Selling your home before the bank forecloses can be a way to avoid foreclosure and to recover some of your losses. Though obviously not the option you would choose if you had another, it may be your only chance to move on without major damage to your credit history. Having a foreclosure on your record means that you will most likely have problems qualifying for credit in the future, so selling your home before that happens can be a way to salvage your credit.
You use credit for just about everything these days, from buying a house to leasing a car and qualifying for cable TV! With a foreclosure on your record, you could face serious problems in the future.
Giving up your house is the best option if you find that you simply cannot keep up with mortgage payments.
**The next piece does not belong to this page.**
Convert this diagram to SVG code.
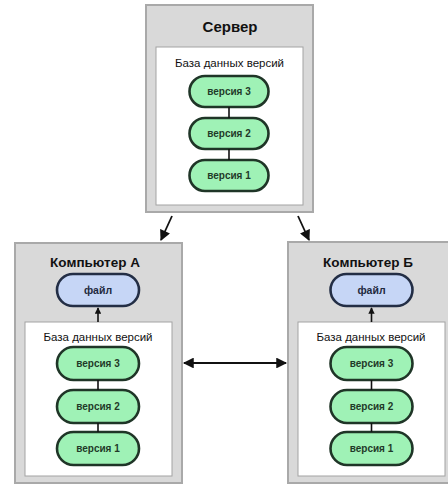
<svg xmlns="http://www.w3.org/2000/svg" width="448" height="484" viewBox="0 0 448 484">
<defs>
<style>
.outer{fill:#d9d9d9;stroke:#a9a9a9;stroke-width:2}
.inner{fill:#ffffff;stroke:#a3a3a3;stroke-width:1}
.ver{fill:#9ff2b6;stroke:#1f3527;stroke-width:2.6}
.file{fill:#c6d6f6;stroke:#232e45;stroke-width:2.6}
.title{font-family:"Liberation Sans",Arial,sans-serif;font-weight:bold;font-size:13.5px;fill:#111;text-anchor:middle}
.stitle{font-size:15px}
.db{font-family:"Liberation Sans",Arial,sans-serif;font-size:11.5px;fill:#111;text-anchor:middle}
.pt{font-family:"Liberation Sans",Arial,sans-serif;font-weight:bold;font-size:10px;fill:#1f3a29;text-anchor:middle}
.ft{font-family:"Liberation Sans",Arial,sans-serif;font-weight:bold;font-size:10.5px;fill:#1f2a40;text-anchor:middle}
.ln{stroke:#111;stroke-width:1.6;fill:none}
.ar{stroke:#111;stroke-width:1.8;fill:none}
</style>
<marker id="ah" viewBox="0 0 10 10" refX="9" refY="5" markerWidth="6.5" markerHeight="6" markerUnits="strokeWidth" orient="auto-start-reverse">
<path d="M0,0 L10,5 L0,10 z" fill="#111"/>
</marker>
<marker id="sh" viewBox="0 0 10 10" refX="9" refY="5" markerWidth="4" markerHeight="4" markerUnits="strokeWidth" orient="auto">
<path d="M0,0 L10,5 L0,10 z" fill="#111"/>
</marker>
</defs>
<rect width="448" height="484" fill="#ffffff"/>

<g id="server">
<rect class="outer" x="146" y="5" width="167" height="207"/>
<text class="title stitle" x="230" y="32">Сервер</text>
<rect class="inner" x="156" y="47" width="147" height="158"/>
<text class="db" x="229.5" y="67">База данных версий</text>
</g>
<g id="server-v3"><rect class="ver" x="189.5" y="76" width="79" height="31" rx="15.5"/><text class="pt" x="229" y="95">версия 3</text></g>
<g id="server-v2"><rect class="ver" x="189.5" y="118" width="79" height="31" rx="15.5"/><text class="pt" x="229" y="137">версия 2</text></g>
<g id="server-v1"><rect class="ver" x="189.5" y="160" width="79" height="31" rx="15.5"/><text class="pt" x="229" y="179">версия 1</text></g>

<g id="compA">
<rect class="outer" x="15" y="243" width="167" height="240"/>
<text class="title" x="95" y="267">Компьютер А</text>
<rect class="inner" x="25" y="322" width="147" height="154"/>
<text class="db" x="98" y="341">База данных версий</text>
</g>
<g id="compA-file"><rect class="file" x="57" y="274" width="82" height="32" rx="16"/><text class="ft" x="98" y="294">файл</text></g>
<g id="compA-v3"><rect class="ver" x="57" y="347" width="82" height="33" rx="16.5"/><text class="pt" x="98" y="367">версия 3</text></g>
<g id="compA-v2"><rect class="ver" x="57" y="390" width="82" height="33" rx="16.5"/><text class="pt" x="98" y="410">версия 2</text></g>
<g id="compA-v1"><rect class="ver" x="57" y="432" width="82" height="33" rx="16.5"/><text class="pt" x="98" y="452">версия 1</text></g>

<g id="compB">
<rect class="outer" x="288" y="242" width="167" height="241"/>
<text class="title" x="368" y="267">Компьютер Б</text>
<rect class="inner" x="298" y="322" width="147" height="154"/>
<text class="db" x="371" y="341">База данных версий</text>
</g>
<g id="compB-file"><rect class="file" x="330.5" y="274" width="82" height="32" rx="16"/><text class="ft" x="371.5" y="294">файл</text></g>
<g id="compB-v3"><rect class="ver" x="330.5" y="347" width="82" height="33" rx="16.5"/><text class="pt" x="371.5" y="367">версия 3</text></g>
<g id="compB-v2"><rect class="ver" x="330.5" y="390" width="82" height="33" rx="16.5"/><text class="pt" x="371.5" y="410">версия 2</text></g>
<g id="compB-v1"><rect class="ver" x="330.5" y="432" width="82" height="33" rx="16.5"/><text class="pt" x="371.5" y="452">версия 1</text></g>

<g id="connectors">
<line class="ln" x1="229" y1="107" x2="229" y2="118"/>
<line class="ln" x1="229" y1="149" x2="229" y2="160"/>
<line class="ln" x1="98" y1="380" x2="98" y2="390"/>
<line class="ln" x1="98" y1="423" x2="98" y2="432"/>
<line class="ln" x1="371.5" y1="380" x2="371.5" y2="390"/>
<line class="ln" x1="371.5" y1="423" x2="371.5" y2="432"/>
<line class="ln" x1="98" y1="322" x2="98" y2="308" marker-end="url(#sh)"/>
<line class="ln" x1="371.5" y1="322" x2="371.5" y2="308" marker-end="url(#sh)"/>
<line class="ar" x1="172" y1="216" x2="161" y2="240" marker-end="url(#ah)"/>
<line class="ar" x1="298" y1="216" x2="309" y2="240" marker-end="url(#ah)"/>
<line class="ar" x1="184" y1="363" x2="286" y2="363" marker-start="url(#ah)" marker-end="url(#ah)"/>
</g>
</svg>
You can then pay off the mortgage and save face with the bank. Until your lender (usually a bank) files a Notice of Default, you may still have other options, but once that notice is filed, the next step is foreclosure, so you need to take action fast.
The lender probably doesn’t want to foreclose, they are more interested in getting their money back and a home sold by a bank often doesn’t recuperate the amount of the loan. It is in their best interest to give you a warning and let you try to solve the problem. Since you will essentially lose everything if you let the bank take your house back, it is also in your best interests to find a solution, not just to save your credit but also your standard of living. Starting over again after a foreclosure is not easy.
Time is of the essence when you are attempting to sell your home before the bank takes it. You will most likely have to price it fairly low because of this, but look for a real estate agent who is confident that they can sell your home fast. Otherwise, you may need to talk to a discount broker who can get the job done quickly, though you won’t make a lot of money. At this point, you may be focusing mainly on paying off the bank and getting a fresh start in your life, without losing all your equity and ending up with a lousy credit report.
If you know that foreclosure is in your near future, you need to start thinking about how to get out of it and save your credit so future home purchases won’t be in jeopardy. Selling your home first, before the bank forecloses, could be the best solution.